One after another, they posed questions that they thought King would ask and pushed goals they said they felt he would support.

“Should Rhode Island be the next northern state and the first in New England to ask its lawmakers to make an apology for its role in the slave trade?” asked Ann Clanton, of Rhode Island for Community & Justice.

“Nothing erodes confidence in our justice system more than the use of race” in day-to-day matters such as traffic stops, said Steven Brown of the Rhode Island Affiliate of the American Civil Liberties Union, making the argument for anti-racial profiling legislation.

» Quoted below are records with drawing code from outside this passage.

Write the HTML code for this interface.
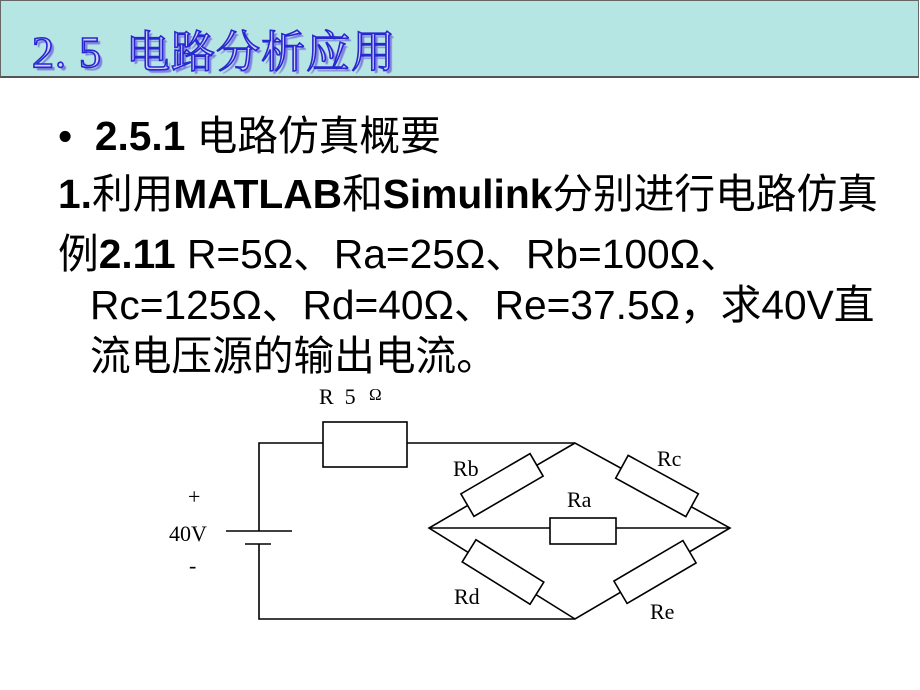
<!DOCTYPE html>
<html><head><meta charset="utf-8"><style>
body{margin:0;width:920px;height:690px;background:#fff;position:relative;overflow:hidden;font-family:"Liberation Sans","Noto Sans CJK SC",sans-serif;}
#bar{position:absolute;left:0;top:0;width:917px;height:75px;background:#b6e6e4;border:1px solid #666;border-bottom:2px solid #555;}
#title{position:absolute;left:32px;top:16px;font-family:"Liberation Serif","Noto Serif CJK SC",serif;font-size:44px;color:#d0d0ff;-webkit-text-stroke:1.6px #2828d0;text-shadow:3px 3px 1px #8080dd;white-space:nowrap;letter-spacing:1px}
.l{position:absolute;white-space:nowrap;font-size:40.7px;color:#000;line-height:1}
b{font-weight:bold}
</style></head><body>
<div id="bar"></div>
<div id="title">2.&nbsp;5&nbsp; 电路分析应用</div>
<div class="l" style="left:58px;top:116px">•&nbsp; <b>2.5.1</b> 电路仿真概要</div>
<div class="l" style="left:58px;top:174px"><b>1.</b>利用<b>MATLAB</b>和<b>Simulink</b>分别进行电路仿真</div>
<div class="l" style="left:58px;top:234px">例<b>2.11</b> R=5Ω、Ra=25Ω、Rb=100Ω、</div>
<div class="l" style="left:90px;top:285px">Rc=125Ω、Rd=40Ω、Re=37.5Ω，求40V直</div>
<div class="l" style="left:90px;top:336px">流电压源的输出电流。</div>
<svg width="920" height="690" style="position:absolute;left:0;top:0" font-family="Liberation Serif,serif" font-size="22">
<g stroke="#000" stroke-width="1.6" fill="none">
<polyline points="259,531 259,443 323,443"/>
<line x1="407" y1="443" x2="575" y2="443"/>
<rect x="323" y="422" width="84" height="45" fill="#fff"/>
<polyline points="259,544 259,619 575,619"/>
<line x1="226" y1="531" x2="292" y2="531"/>
<line x1="245" y1="544" x2="271" y2="544"/>
<polygon points="575,443 429,528 575,619 730,528"/>
<line x1="429" y1="528" x2="730" y2="528"/>
<rect x="550" y="518" width="66" height="26" fill="#fff"/>
<rect x="-40" y="-13" width="80" height="26" fill="#fff" transform="translate(502,485) rotate(-30.2)"/>
<rect x="-40" y="-13" width="80" height="26" fill="#fff" transform="translate(657,486) rotate(28.7)"/>
<rect x="-40" y="-13" width="80" height="26" fill="#fff" transform="translate(503,572) rotate(32)"/>
<rect x="-40" y="-13" width="80" height="26" fill="#fff" transform="translate(655,572) rotate(-30.4)"/>
</g>
<text x="319" y="404">R&#160;&#160;5</text><text x="369" y="400" font-size="17">Ω</text>
<text x="188" y="504">+</text>
<text x="169" y="541">40V</text>
<text x="189" y="573">-</text>
<text x="453" y="476">Rb</text>
<text x="657" y="466">Rc</text>
<text x="567" y="507">Ra</text>
<text x="454" y="604">Rd</text>
<text x="650" y="619">Re</text>
</svg>
</body></html>
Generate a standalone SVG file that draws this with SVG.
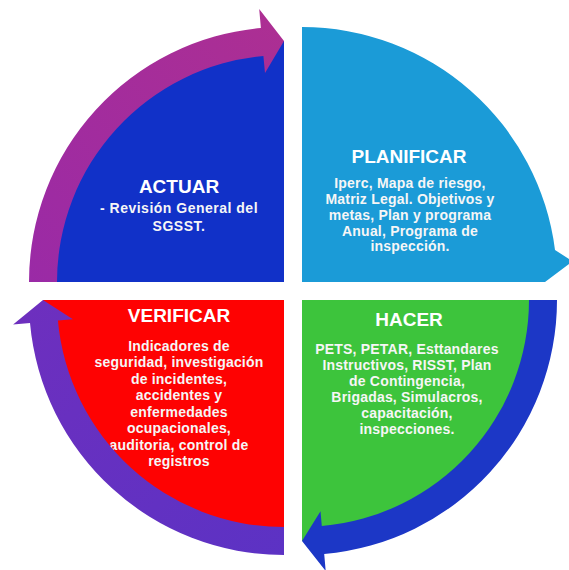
<svg xmlns="http://www.w3.org/2000/svg" width="569" height="570" viewBox="0 0 569 570">
  <defs>
    <style>
      .title { font-family: "Liberation Sans", Arial, sans-serif; font-weight: bold; font-size: 19px; fill: #ffffff; text-anchor: middle; }
      .body { font-family: "Liberation Sans", Arial, sans-serif; font-weight: bold; font-size: 14px; fill: #f6f6f6; text-anchor: middle; letter-spacing: 0.2px; }
    </style>
    <linearGradient id="gPurple" x1="0" y1="1" x2="1" y2="0">
      <stop offset="0" stop-color="#9a2aa6"/>
      <stop offset="1" stop-color="#ad2f92"/>
    </linearGradient>
    <linearGradient id="gViolet" x1="1" y1="1" x2="0" y2="0">
      <stop offset="0" stop-color="#5c32c4"/>
      <stop offset="1" stop-color="#6e2fbe"/>
    </linearGradient>
  </defs>
  <rect width="569" height="570" fill="#ffffff"/>

  <g id="actuar">
    <path d="M284,282 L43,282 A241 241 0 0 1 284,41 Z" fill="#1131c8"/>
    <text class="title" x="179" y="193">ACTUAR</text>
    <text class="body" x="179" y="213" style="letter-spacing:0.5px">- Revisión General del</text>
    <text class="body" x="179" y="231" style="letter-spacing:0.5px">SGSST.</text>
  </g>

  <g id="planificar">
    <path d="M302,282 L302,27 A255 255 0 0 1 555,250 L569,259 L569,264 L545,282 Z" fill="#1b9bd7"/>
    <text class="title" x="409" y="163">PLANIFICAR</text>
    <text class="body" x="410" y="188">Iperc, Mapa de riesgo,</text>
    <text class="body" x="410" y="204">Matriz Legal. Objetivos y</text>
    <text class="body" x="410" y="220">metas, Plan y programa</text>
    <text class="body" x="410" y="236">Anual, Programa de</text>
    <text class="body" x="410" y="251">inspección.</text>
  </g>

  <g id="hacer">
    <path d="M302,300 L543,300 A241 241 0 0 1 302,541 Z" fill="#3dc43c"/>
    <text class="title" x="409" y="326">HACER</text>
    <text class="body" x="407" y="354">PETS, PETAR, Esttandares</text>
    <text class="body" x="407" y="370">Instructivos, RISST, Plan</text>
    <text class="body" x="407" y="386">de Contingencia,</text>
    <text class="body" x="407" y="402">Brigadas, Simulacros,</text>
    <text class="body" x="407" y="418">capacitación,</text>
    <text class="body" x="407" y="434">inspecciones.</text>
  </g>

  <g id="verificar">
    <path d="M284,300 L284,541 A241 241 0 0 1 43,300 Z" fill="#fe0202"/>
    <text class="title" x="179" y="322">VERIFICAR</text>
    <text class="body" x="179" y="351">Indicadores de</text>
    <text class="body" x="179" y="367">seguridad, investigación</text>
    <text class="body" x="179" y="384">de incidentes,</text>
    <text class="body" x="179" y="400">accidentes y</text>
    <text class="body" x="179" y="417">enfermedades</text>
    <text class="body" x="179" y="433">ocupacionales,</text>
    <text class="body" x="179" y="450">auditoria, control de</text>
    <text class="body" x="179" y="466">registros</text>
  </g>

  <g id="connectors">
    <path id="arrow-actuar-planificar" d="M29,282 A255 255 0 0 1 260.9,28 L259.2,9.1 L284,41 L265,72.9 L263.4,55.9 A227 227 0 0 0 57,282 Z" fill="url(#gPurple)"/>
    <path id="arrow-planificar-hacer" d="M557,300 A255 255 0 0 1 324.2,554 L325.7,571 L302,541 L320.5,511.2 L321.8,526.1 A227 227 0 0 0 529,300 Z" fill="#1c37c6"/>
    <path id="arrow-hacer-verificar" d="M284,555 A255 255 0 0 1 30,323.1 L13.1,324.6 L43,300 L72.9,319.2 L57.9,320.6 A227 227 0 0 0 284,527 Z" fill="url(#gViolet)"/>
  </g>
</svg>
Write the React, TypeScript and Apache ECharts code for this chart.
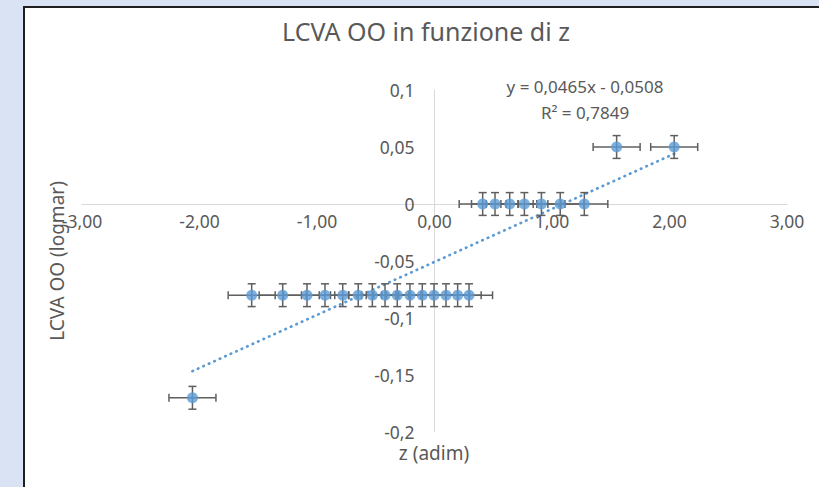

“We also need to stop scapegoating single parents and blaming welfare for our state’s fiscal problems,” said Kate Brewster, executive director of the Poverty Institute at Rhode Island College, as she argued for an overhaul to the tax system that reduces corporate or developer tax breaks and increases support to poor families.

“I think Dr. King would be outraged at the economic injustices that continue to plague our state and our nation,” she said.

There was also much to celebrate last night for the Black Rep itself, which reopened after part of the roof fell in Dec. 27, forcing it to close for two weeks. Citizens Bank donated $25,000 to the theater last night to help make up for financial losses and the cost of repairs, which theater officials said total $75,000.